Non è la loro impronta ambientale che oggi preoccupa il settore dei semiconduttori, in parte rassicurati dalle stime attuali in merito, molto più allarmati a causa dalla loro carenza. L’Imec sta comunque approfondendo il tema e ha recentemente diffuso i primi risultati del programma Sustainable Semiconductor Technologies and Systems (SSTS). Questo acceleratore di ricerca dedicato, con sede a Lovanio, in Belgio, gioca d’anticipo su quella che sarà una preoccupazione crescente e comune a tutti i diversi player del mondo dei chip. In futuro, infatti, la loro produzione potrebbe arrivare a pesare notevolmente sul bilancio di emissioni di carbonio globali.
Senza illudersi di fronte allo 0,1% di contributo all’emissione di CO2 attualmente stimato, è adesso il momento di chiamare tutto l’ecosistema a raccolta per preparare in tempo nuove strategie e tecnologie che impediscano impennate future. Sarebbero poi difficili da gestire sul momento e, seppur per altri motivi, abbiamo già appurato che un mondo senza semiconduttori “fa fatica a girare”.
Virtual Twin e nuove metriche per azioni concrete e mirate
Oltre che essenziali per IoT, machine learning e cloud computing, i chip sono un elemento strutturale di molti oggetti “quotidiani”: dalle auto agli smartphone. Il desiderio di renderli sempre più piccoli ed efficienti ne ha complicato il processo di produzione: sempre più energivoro, col tempo è arrivato a includere anche l’uso di prodotti chimici e materie rare. L’impatto ambientale è così aumentato e divenuto più complesso da governare.
Ecco perché il voler giocare d’anticipo di Imec che già segnala come quasi il 75% delle emissioni di CO2 di uno smartphone derivi dalla sua fabbricazione, la metà di queste proprio dalla produzione di circuiti. Il team SSTS ha costruito una virtual factory per simulare l’impatto ambientale dei futuri dispositivi e creerà dei virtual twin integrabili nelle supply chain per stimarlo in real time e permettere un’ottimizzazione immediata.

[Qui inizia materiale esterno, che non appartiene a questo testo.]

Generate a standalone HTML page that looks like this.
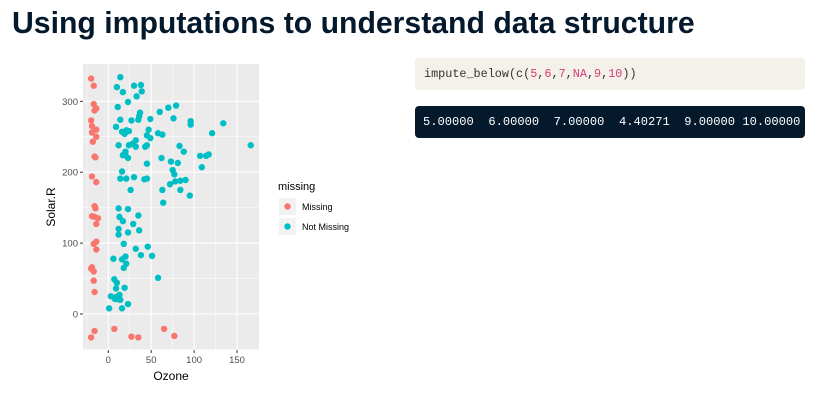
<!DOCTYPE html>
<html><head><meta charset="utf-8"><style>
body{margin:0;width:824px;height:404px;background:#fff;overflow:hidden;position:relative;font-family:"Liberation Sans",sans-serif}
h1{position:absolute;left:12px;top:7px;margin:0;font-size:30.2px;font-weight:bold;color:#05192d;white-space:nowrap}
.code{position:absolute;left:415px;width:390px;height:32px;border-radius:4px;font-family:"Liberation Mono",monospace;line-height:32px;padding-left:9px;box-sizing:border-box;white-space:nowrap}
</style></head><body>
<h1>Using imputations to understand data structure</h1>
<div class="code" style="top:58px;background:#f4f1ea;color:#333;font-size:11.8px">impute_below(c(<span style="color:#d63b7a">5</span>,<span style="color:#d63b7a">6</span>,<span style="color:#d63b7a">7</span>,<span style="color:#d63b7a">NA</span>,<span style="color:#d63b7a">9</span>,<span style="color:#d63b7a">10</span>))</div>
<div class="code" style="top:106px;background:#05192d;color:#fff;padding-left:8px;font-size:12.1px">5.00000&nbsp; 6.00000&nbsp; 7.00000&nbsp; 4.40271&nbsp; 9.00000 10.00000</div>
<svg id="chart" width="824" height="404" style="position:absolute;left:0;top:0"></svg>
<script>
const missX=[-20,-17,-17,-14,-16,-20,-19,-14,-19,-14,-18,-16,-15,-19,-14,-16,-15,-19,-16,-12,-14,-17,-14,-14,-19,-20,-17,-17,-16,-16,-20,7,27,35,65,77];
const missY=[332,322,296,290,287,273,265,260,256,250,243,222,221,194,186,152,149,138,137,135,127,99,102,91,66,64,60,47,31,-24,-33,-21,-32,-33,-21,-31];
const okX=[14,10,30,38,39,17,33,23,11,70,79,60,37,36,14,27,35,49,76,96,96,134,9,47,16,21,24,58,63,121,19,45,49,32,12,24,28,32,43,45,83,166,88,20,20,17,23,62,73,81,45,107,114,117,109,75,77,16,14,21,30,42,45,72,78,84,90,26,63,84,95,64,12,23,35,13,17,29,12,36,23,12,18,46,32,38,51,20,6,16,21,18,58,7,10,9,19,3,13,8,11,14,9,23,1,16];
const okY=[334,320,322,323,314,313,307,299,292,291,294,285,284,279,274,273,274,275,276,272,267,269,264,260,257,259,258,255,253,255,254,252,248,245,238,238,240,236,236,238,237,238,229,229,224,224,220,220,215,213,212,223,223,225,207,203,197,201,191,191,193,190,191,183,187,188,189,175,175,175,167,157,149,148,139,137,131,127,120,118,115,112,99,95,92,83,82,81,78,77,71,65,51,49,44,36,37,25,27,21,21,20,24,14,8,8];
const xTicks=[0,50,100,150], yTicks=[0,100,200,300];
const xMinor=[-25,25,75,125], yMinor=[-50,50,150,250];
const svg=document.getElementById('chart'),NS='http://www.w3.org/2000/svg';
const X=v=>108.3+v*0.858, Y=v=>314-v*0.709;
const P={l:83,r:259,t:64,b:350};
function mk(t,a,p){const e=document.createElementNS(NS,t);for(const k in a)e.setAttribute(k,a[k]);(p||svg).appendChild(e);return e;}
const bg=mk('rect',{x:P.l,y:P.t,width:P.r-P.l,height:P.b-P.t,fill:'#ebebeb'});


xMinor.forEach(v=>{const l=mk('line',{x1:X(v),x2:X(v),y1:P.t,y2:P.b,stroke:'#fff','stroke-width':0.5});});
yMinor.forEach(v=>{const l=mk('line',{x1:P.l,x2:P.r,y1:Y(v),y2:Y(v),stroke:'#fff','stroke-width':0.5});});
xTicks.forEach(v=>{const l=mk('line',{x1:X(v),x2:X(v),y1:P.t,y2:P.b,stroke:'#fff','stroke-width':1.1});
mk('line',{x1:X(v),x2:X(v),y1:P.b,y2:P.b+3,stroke:'#333'});
const t=mk('text',{x:X(v),y:P.b+13,'text-anchor':'middle','font-size':9.5,fill:'#4d4d4d'});t.textContent=v;});
yTicks.forEach(v=>{const l=mk('line',{x1:P.l,x2:P.r,y1:Y(v),y2:Y(v),stroke:'#fff','stroke-width':1.1});
mk('line',{x1:P.l-3,x2:P.l,y1:Y(v),y2:Y(v),stroke:'#333'});
const t=mk('text',{x:P.l-5,y:Y(v)+3.5,'text-anchor':'end','font-size':9.5,fill:'#4d4d4d'});t.textContent=v;});
missX.forEach((v,i)=>{const c=mk('circle',{cx:X(v),cy:Y(missY[i]),r:3.2,fill:'#F8766D'});});
okX.forEach((v,i)=>{const c=mk('circle',{cx:X(v),cy:Y(okY[i]),r:3.2,fill:'#00BFC4'});});
let t=mk('text',{x:171,y:380,'text-anchor':'middle','font-size':12,fill:'#000'});t.textContent='Ozone';
t=mk('text',{x:0,y:0,'text-anchor':'middle','font-size':12,fill:'#000',transform:'translate(55,207) rotate(-90)'});t.textContent='Solar.R';
t=mk('text',{x:278,y:190,'font-size':11,fill:'#000'});t.textContent='missing';
[['Missing','#F8766D',207],['Not Missing','#00BFC4',227]].forEach(([n,c,y])=>{
const r=mk('rect',{x:279,y:y-9,width:17,height:17,fill:'#f2f2f2'});
const d=mk('circle',{cx:287.5,cy:y-0.5,r:3.2,fill:c});
const tt=mk('text',{x:302,y:y+3,'font-size':9,fill:'#000'});tt.textContent=n;});
</script>
</body></html>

SSTS supporterà le aziende anche sviluppando migliori metriche che tengano conto di più fonti e di fattori più vari. Oltre al consumo elettrico, ci sono ad esempio le emissioni dirette e il consumo di acqua su cui lavorare, anche introducendo pompe più efficienti e soluzioni per il recupero dell’idrogeno.
Promuovendo un approccio olistico, costituito da modelli concreti e affidabili e analisi dettagliate della carbon footprint, SSTS mira a identificare i processi ad alto impatto per le tecnologie logiche e di memoria su cui i produttori dovrebbero concentrare gli sforzi. Tra i suoi output ci saranno anche linee guida per produttori, chip maker fabless e provider di apparecchiature e di materiali, tutti chiamati a contribuire alla sostenibilità ambientale della chip value chain.
Le future frontiere della ricerca riguardano l’integrazione di aspetti come il costo dei materiali e il contributo di nuove tecniche di produzione e di calcolo, come la bioinformatica. Consapevole di quanto sarà decisiva la condivisione a livello globale dei risultati ottenuti dai vari player nei prossimi mesi, Imec svilupperà anche strumenti ad hoc per agevolarla, mettere i dati a disposizione dei decision maker.
Non solo ricerca: servono collaborazione, trasparenza e standard condivisi
Di fronte a un mondo “affamato” di chip, i ricercatori si aspettano che il loro impatto ambientale possa subire un’impennata entro il 2030, quando la loro produzione triplicherà. È un timore che dovrebbero avere anche le numerose aziende che hanno annunciato in modo altisonante l’obiettivo Net Zero entro lo stesso anno. È (e sarà) per loro sempre più fondamentale conoscere meglio il contributo dei semiconduttori e le eventuali strategie da implementare per contenerne l’esplosione.
Ciò che sta facendo Imec è prepararsi per supportare il settore avendo già tra le mani informazioni, strumenti e numeri necessari per favorire azioni concrete, tempestive ed efficaci. È però compito di ogni anello del ciclo di vita, sia della produzione sia della fornitura, condividere i dati sulle emissioni. Solo con tale trasparenza e apertura, infatti, la ricerca può proseguire in modo agile e mirato.
Un secondo compito della chip value chain sarà l’adozione col tempo di standard unificati per rendere interoperabili studi, strumenti e soluzioni. Quelli affidati al mondo delle aziende sono due task essenziali per il successo di SSTS. Il fatto che al programma abbiano però già aderito big tech come Apple e Microsoft e fornitori di semiconduttori come ASM, ASML, Kurita, Screen e Tokyo Electron fa ben sperare.